Com a queda do ditador, o país foi tragado por uma longa guerra civil, marcada pela interferência de países vizinhos como Angola, Namíbia e Zimbábue – além de Ruanda. As disputas entre diferentes frações de exércitos rebeldes no território se tornou uma disputa territorial pelos principais recursos do país, em especial o cobre, os diamantes, zinco, cobalto, entre outros minérios fundamentais para as indústrias ocidentais.
O Congo é hoje um dos maiores produtores de cobalto do planeta – 60% de toda a produção mundial vem do país. Sabe-se que empresas como Google, Apple, Tesla e Microsoft são extremamente dependentes do cobalto congolês, inclusive alvo de ações internacionais denunciando péssimas condições de trabalho e trabalho infantil na mineração.
Ao mesmo tempo, corporações chinesas como o Jichuan Group e China Molybdenum também passaram a disputar pelo acesso ao cobalto, o que por sua vez permitiu a expansão das milícias privadas e dos exércitos rebeldes – em especial na parte oriental do Congo.

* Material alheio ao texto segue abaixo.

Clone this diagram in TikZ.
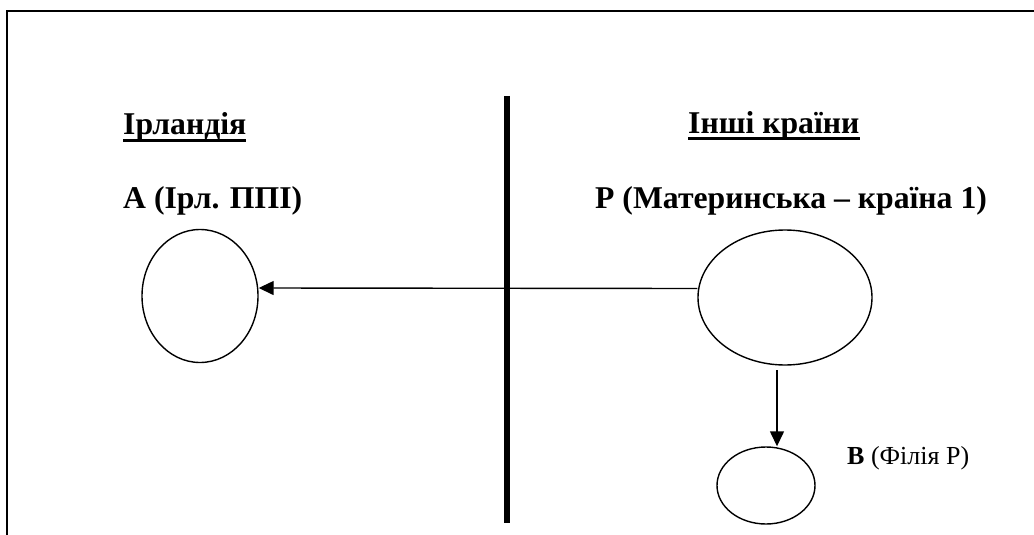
\documentclass[tikz,border=0pt]{standalone}
\usepackage{fontspec}
\setmainfont{Liberation Serif}
\usetikzlibrary{shapes.geometric,arrows.meta}
\begin{document}
\begin{tikzpicture}[x=1pt,y=-1pt,
  frame/.style={line width=2pt},
  divider/.style={line width=5.5pt},
  oval/.style={ellipse,draw,line width=1.4pt,inner sep=0pt},
  arr/.style={line width=1.4pt,-{Triangle[length=15pt,width=14pt]}},
  head/.style={anchor=base west,inner sep=0pt,font=\fontsize{31.7}{37}\selectfont\bfseries},
  small/.style={anchor=base west,inner sep=0pt,font=\fontsize{26}{30}\selectfont},
  uline/.style={line width=2.6pt}]
\useasboundingbox (0,0) rectangle (1034,535);
% frame
\coordinate (f1) at (7,535);
\coordinate (f2) at (7,11);
\coordinate (f3) at (1034,11);
\draw[frame] (f1) -- (f2) -- (f3);
% divider
\coordinate (d1) at (507,96);
\coordinate (d2) at (507,523);
\draw[divider] (d1) -- (d2);
% labels
\node[head] (t1) at (123,135) {Ірландія};
\node[head] (t2) at (123,208) {А (Ірл. ППІ)};
\node[head] (t3) at (688,133) {Інші країни};
\node[head] (t4) at (595,208) {Р (Материнська – країна 1)};
\node[small] (t5) at (847,464) {\textbf{В} (Філія Р)};
\draw[uline] ([yshift=-5.5pt]t1.base west) -- ([yshift=-5.5pt]t1.base east);
\draw[uline] ([yshift=-5.5pt]t3.base west) -- ([yshift=-5.5pt]t3.base east);
% ellipses
\node[oval,minimum width=116pt,minimum height=133pt] (A) at (200,296) {};
\node[oval,minimum width=174pt,minimum height=135pt] (P) at (785,297.5) {};
\node[oval,minimum width=98pt,minimum height=77pt] (B) at (766,485.5) {};
% arrows
\draw[arr] ([yshift=9pt]P.west) -- ([yshift=8pt]A.east);
\coordinate (s) at (777,370);
\draw[arr] (s) -- (s |- B.north);
\end{tikzpicture}
\end{document}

Da sanha exploradora das grandes corporações e das disputas geopolíticas do século XXI, ainda que oficialmente pacificado, boa parte do território congolês está em disputa entre rebeldes e governos locais e central. Nesse cenário de guerra constante, convém ressaltar um dado assombroso – desde a luta de independência que derrubou Mobutu, iniciada em 1996, calcula-se que 6 milhões de congoleses já perderam a vida nos conflitos que se arrastam pelo país. É nesse cenário de guerra e de disputa predatória por recursos que Möise Kabagambe e sua família migraram para o Brasil.

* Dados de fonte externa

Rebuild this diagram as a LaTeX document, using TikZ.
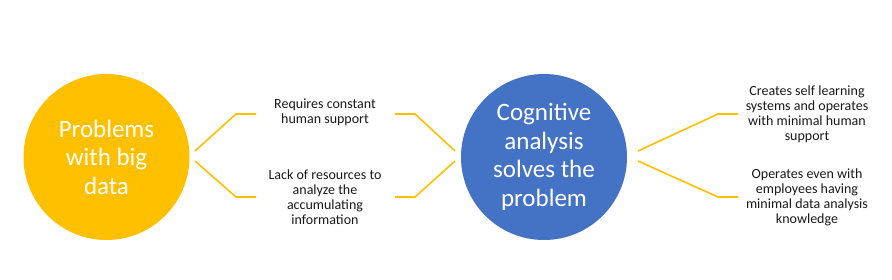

Quando o imperialismo chega nas nossas portas
As histórias de violência e brutalidade resultantes do colonialismo e do imperialismo se entrecruzaram aqui no Brasil. A bem da verdade, congoleses fogem da sua história brutal, tanto quanto brasileiros, ou guatemaltecas, sírios e palestinos. O chamado Sul Global nada mais é do que uma imensa colcha de retalhos de histórias de violência colonial, uma chaga que não possui cura dentro do capitalismo. Política e economicamente falando, o epíteto “global” dá a verdadeira dimensão de múltiplas experiências se entrecruzando na busca de uma vida melhor. As agências da ONU calculam algo em torno de meio milhão de congoleses refugiados ao redor do mundo.

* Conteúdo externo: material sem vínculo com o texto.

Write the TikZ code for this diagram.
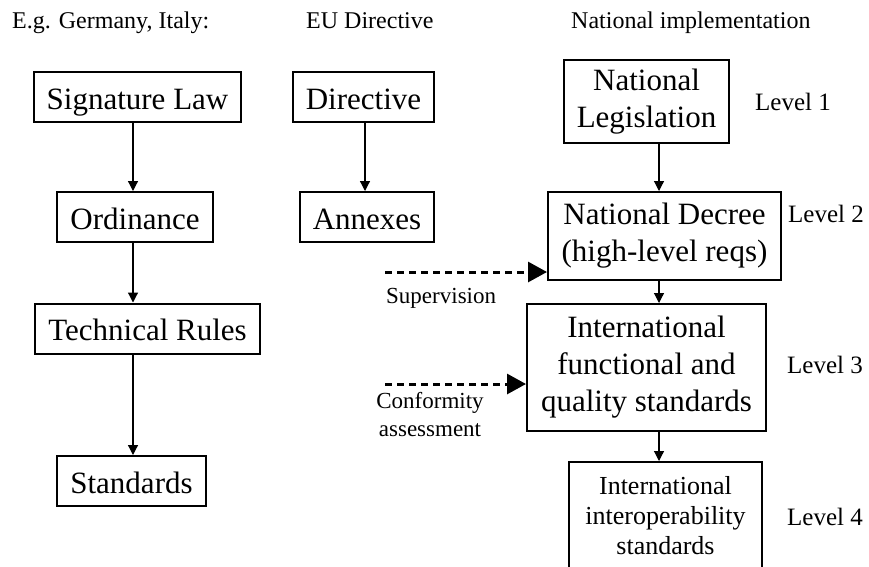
\documentclass[tikz,border=0pt]{standalone}
\usepackage{fontspec}
\setmainfont{Liberation Serif}
\usetikzlibrary{arrows.meta}

\begin{document}
\begin{tikzpicture}[
        x=1pt, y=-1pt,
        box/.style={draw, line width=2pt, inner xsep=13pt, inner ysep=0pt, minimum height=50pt,
            align=center, font=\fontsize{31}{37}\selectfont},
        onebox/.style={box, text height=24pt, text depth=0pt},
        smallbox/.style={box, inner xsep=16pt, font=\fontsize{26}{30}\selectfont},
        head/.style={inner sep=0pt, anchor=base west, font=\fontsize{24}{28}\selectfont},
        lvl/.style={inner sep=0pt, anchor=base west, font=\fontsize{25}{30}\selectfont},
        note/.style={inner sep=0pt, align=center, font=\fontsize{23}{28}\selectfont},
        link/.style={draw, line width=1.2pt, -{Triangle[length=10pt, width=10pt]}},
        feed/.style={draw, line width=3pt, dash pattern=on 7pt off 5pt,
            -{Triangle[length=19pt, width=20pt]}},
    ]
    \useasboundingbox (0,0) rectangle (869,566);
    \clip (0,0) rectangle (869,566);

    % column headings
    \node[head] (hcountry) at (12,28) {E.g. Germany, Italy:};
    \node[head] (hdirective) at (306,28) {EU Directive};
    \node[head] (hnational) at (571,28) {National implementation};

    % example country
    \coordinate (lspine) at (133,0);
    \node[onebox] (siglaw) at (137.5,97) {Signature Law};
    \node[onebox] (ordin) at (135,217) {Ordinance};
    \node[onebox] (techrules) at (147.5,328.5) {Technical Rules};
    \node[onebox] (stds) at (131.5,481) {Standards};
    \draw[link] (siglaw.south -| lspine) -- (ordin.north -| lspine);
    \draw[link] (ordin.south -| lspine) -- (techrules.north -| lspine);
    \draw[link] (techrules.south -| lspine) -- (stds.north -| lspine);

    % EU directive
    \coordinate (mspine) at (365,0);
    \node[onebox] (directive) at (363.5,97) {Directive};
    \node[onebox] (annexes) at (367,217) {Annexes};
    \draw[link] (directive.south -| mspine) -- (annexes.north -| mspine);

    % national implementation
    \coordinate (rspine) at (659,0);
    \node[box, minimum width=165pt, minimum height=83pt] (natleg) at (646.5,101.5) {National\\Legislation};
    \node[box, minimum width=233pt, minimum height=88pt] (natdec) at (664.5,236) {National Decree\\(high-level reqs)};
    \node[box, minimum width=239pt, minimum height=127pt] (intfunc) at (646.5,367.5) {International\\functional and\\quality standards\rule[-6pt]{0pt}{6pt}};
    \node[smallbox, anchor=north, minimum width=193pt, minimum height=108pt] (intinter) at (665.5,461) {International\\interoperability\\standards};
    \draw[link] (natleg.south -| rspine) -- (natdec.north -| rspine);
    \draw[link] (natdec.south -| rspine) -- (intfunc.north -| rspine);
    \draw[link] (intfunc.south -| rspine) -- (intinter.north -| rspine);

    \node[lvl] (lvl1) at (755,110) {Level 1};
    \node[lvl] (lvl2) at (788,222) {Level 2};
    \node[lvl] (lvl3) at (787,373) {Level 3};
    \node[lvl] (lvl4) at (787,525) {Level 4};

    % supervision and conformity assessment
    \coordinate (supfrom) at (385,272);
    \coordinate (conffrom) at (385,384);
    \draw[feed] (supfrom) -- (supfrom -| natdec.west);
    \draw[feed] (conffrom) -- (conffrom -| intfunc.west);
    \node[note, anchor=base west] (suptxt) at (386,303) {Supervision};
    \node[note, anchor=north] (conftxt) at (430,392.5) {Conformity\\assessment};

\end{tikzpicture}
\end{document}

O desabafo terrível da mãe de Moise Kabagambe, comparando o assassinato de seu filho no Brasil com as mortes no Congo possui muitas camadas. Uma das mais difíceis é aquela que mostra o que acontece quando figuras privadas se apropriam dos recursos públicos e utilizam da violência para assegurar seu domínio. A brutalidade de uma guerra civil pelos recursos de um dos países mais ricos da África subsaariana e a brutalidade de um Rio de Janeiro tomado por milicianos carregam consigo o triste paralelo de que o corpo de Kabagambe foi vítima: a ideia de que os poderes privados de uma sociedade podem recorrer à brutalidade para atestar que as formas de exploração e expropriação seguirão ativas. Esse paralelo, somado à sólida instituição do racismo brasileiro, torna o crime ainda mais hediondo.
Desse trágico encontro, marcado pela barbárie, percebemos o quanto temos em comum com nossos irmãos do outro lado do Atlântico. A partir deste instante, o que nos cabe é, reconhecendo a história da brutalidade colonial e neocolonial do Congo, construir alguma possibilidade de justiça no Brasil. Do encontro desses horrores, somos irmãos de uma imensa chaga colonial cujos horrores não podem mais se repetir.